Substansi Putusan MK Diubah, Pemohon Minta Pelaku Dipecat Tidak Hormat!
Utama

Substansi Putusan MK Diubah, Pemohon Minta Pelaku Dipecat Tidak Hormat!

Jika MK tidak melakukan investigasi dan memecat tidak terhormat pelaku, pemohon akan melakukan langkah hukum lebih lanjut, melalui jalur PTUN hingga pidana.

Oleh:
Aida Mardatillah
Bacaan 4 Menit

Dalam hukum, lanjut Zico, satu kata itu beda maknanya. Bila putusannya mengatakan “dengan demikian” yang ketika dibacakan putusannya Guntur Hamzah dua jam setelah dilantik, maka pengangkatan Guntur Hamzah dapat di-cancel dan putusan ini dapat dijadikan bukti ke PTUN, yang akan membuat hakim konstitusi Aswanto menang. “Karena pertimbangan putusan MK kan mengikat dan memiliki kekuatan hukum. MK sendiri yang mengatakan itu,” kata dia.

Lanjutnya, karena Guntur Hamzah sudah dilantik menjadi Hakim Konstitusi dan entah siapa yang memiliki kepentingan kemudian diubah menjadi ‘ke depan.’ Padahal kalau sudah RPH Hakim Konstitusi itu tidak boleh diubah. “Nah, bila ini diubah entah oleh siapa berarti bukan dari konsensus mayoritas hakim konstitusi.

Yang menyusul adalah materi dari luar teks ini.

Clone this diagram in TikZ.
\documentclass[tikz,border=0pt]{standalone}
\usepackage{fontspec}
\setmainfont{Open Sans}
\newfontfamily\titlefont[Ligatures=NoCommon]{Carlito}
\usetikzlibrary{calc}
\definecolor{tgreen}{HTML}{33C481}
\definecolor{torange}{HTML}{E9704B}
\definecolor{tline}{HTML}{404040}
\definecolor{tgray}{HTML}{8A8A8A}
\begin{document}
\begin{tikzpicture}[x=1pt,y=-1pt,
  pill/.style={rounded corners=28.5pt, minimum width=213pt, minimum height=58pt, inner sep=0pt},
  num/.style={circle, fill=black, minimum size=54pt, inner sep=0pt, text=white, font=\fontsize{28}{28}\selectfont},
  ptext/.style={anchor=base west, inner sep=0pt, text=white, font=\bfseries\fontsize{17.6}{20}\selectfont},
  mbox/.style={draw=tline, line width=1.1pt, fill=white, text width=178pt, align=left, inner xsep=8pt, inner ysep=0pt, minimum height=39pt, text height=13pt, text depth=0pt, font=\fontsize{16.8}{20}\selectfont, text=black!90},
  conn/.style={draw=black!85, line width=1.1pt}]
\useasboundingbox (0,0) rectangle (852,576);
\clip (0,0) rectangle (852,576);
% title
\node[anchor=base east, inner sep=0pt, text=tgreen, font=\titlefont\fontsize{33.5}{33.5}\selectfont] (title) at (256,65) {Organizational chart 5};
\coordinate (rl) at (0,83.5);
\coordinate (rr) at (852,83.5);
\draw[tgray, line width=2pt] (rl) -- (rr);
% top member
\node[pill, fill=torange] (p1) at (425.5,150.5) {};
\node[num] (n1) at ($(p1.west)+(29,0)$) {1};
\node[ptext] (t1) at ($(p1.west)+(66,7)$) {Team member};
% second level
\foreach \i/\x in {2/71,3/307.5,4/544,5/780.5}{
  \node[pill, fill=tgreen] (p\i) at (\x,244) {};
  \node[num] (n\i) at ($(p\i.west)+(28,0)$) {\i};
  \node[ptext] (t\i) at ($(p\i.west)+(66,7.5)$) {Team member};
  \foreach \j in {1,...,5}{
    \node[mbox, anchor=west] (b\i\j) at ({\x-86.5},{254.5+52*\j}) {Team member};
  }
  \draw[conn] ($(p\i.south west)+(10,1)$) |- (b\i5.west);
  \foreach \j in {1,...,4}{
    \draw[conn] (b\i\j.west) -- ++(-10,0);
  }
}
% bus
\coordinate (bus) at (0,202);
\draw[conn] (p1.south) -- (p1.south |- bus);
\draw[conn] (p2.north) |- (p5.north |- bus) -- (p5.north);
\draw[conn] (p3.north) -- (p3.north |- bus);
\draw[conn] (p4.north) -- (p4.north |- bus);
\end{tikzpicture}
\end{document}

Jika, hal ini dilakukan oleh Hakim Konstitusi berarti sudah penghinaan terhadap kolega-koleganya,” kata dia.

Diketahui, frasa yang diubah tersebut adalah “Dengan demikian, pemberhentian hakim konstitusi sebelum habis masa jabatannya hanya dapat dilakukan karena alasan: mengundurkan diri atas permintaan sendiri yang diajukan kepada ketua Mahkamah Konstitusi, sakit jasmani atau rohani secara terus-menerus selama 3 (tiga) bulan sehingga tidak dapat menjalankan tugasnya yang dibuktikan dengan surat keterangan dokter, serta diberhentikan tidak dengan hormat karena alasan sebagaimana termaktub dalam Pasal 23 ayat (2) UU MK..... dan seterusnya".

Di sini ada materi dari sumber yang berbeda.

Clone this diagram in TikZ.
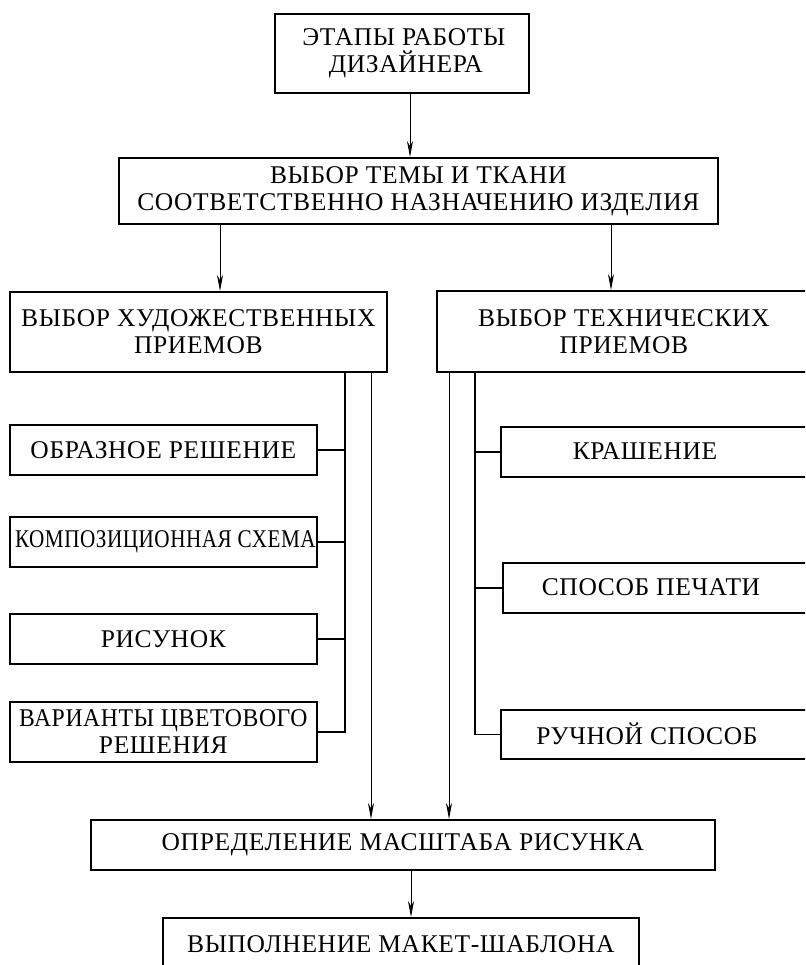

Sedangkan yang tertuang dalam salinan putusan di website MK, adalah "Ke depan, pemberhentian hakim konstitusi sebelum habis masa jabatannya hanya dapat dilakukan karena alasan: mengundurkan diri atas permintaan sendiri yang diajukan kepada ketua Mahkamah Konstitusi, sakit jasmani atau rohani secara terus-menerus selama 3 (tiga) bulan sehingga tidak dapat menjalankan tugasnya yang dibuktikan dengan surat keterangan dokter, serta diberhentikan tidak dengan hormat karena alasan sebagaimana termaktub dalam Pasal 23 ayat (2) UU MK..... dan seterusnya"

Dosen Hukum Tata Negara STHI Jentera, Bivitri Susanti mengatakan tidak pernah terjadi sebelumnya putusan MK yang dibacakan berbeda dengan salinan putusannya. Yang harus dilakukan MK, harus mengecek terlebih dahulu kesalahannya di mana, siapa yang melakukan dan mengapa? Hal ini perlu kebijaksanaan MK.

“Kalau dilakukan oleh hakim konstitusi maka akan ada sanksi etiknya dan bila dilakukan oleh panitera akan ada sanksi panitera. Artinya, mesti ada tindak lanjut mengenai kesalahan siapa, untuk diterangkan kepada masyarakat apa yang terjadi sebenarnya,” kata dia.

Ia juga mengatakan untuk memperbaiki putusan ini agak rumit, karena seperti diketahui bahwa putusan MK tidak ada upaya hukum lainnya, jadi bisa dilakukan dengan mengajukan lagi perkara baru. Tetapi untuk perkara baru berarti harus ada terlebih dahulu kejelasan yang baru terjadi supaya dalam putusannya ada kebaruan di sana, kalau tidak nanti bisa sama persis putusannya.

“Dalam logika bahasa, sebuah kata itu memiliki makna yang berbeda. Seperti saat ini frasa ‘dengan demikian’ diartikan sebagai ‘maka’ yang berarti dilakukan saat itu juga atau berlaku langsung. Tetapi kalau ‘ke depan’ keberlakuannya di masa yang akan datang,” kata Bivitri.

Kepala Humas MK Hubungan Dalam Negeri, Fajar Laksono Suroso ketika dihubungi oleh Hukumonline hingga tulisan ini dinaikkan, belum bisa merespons masalah ini lebih jauh. “Mohon maaf, kami belum akan memberikan respon soal itu, masih dikaji menyeluruh,” pungkasnya.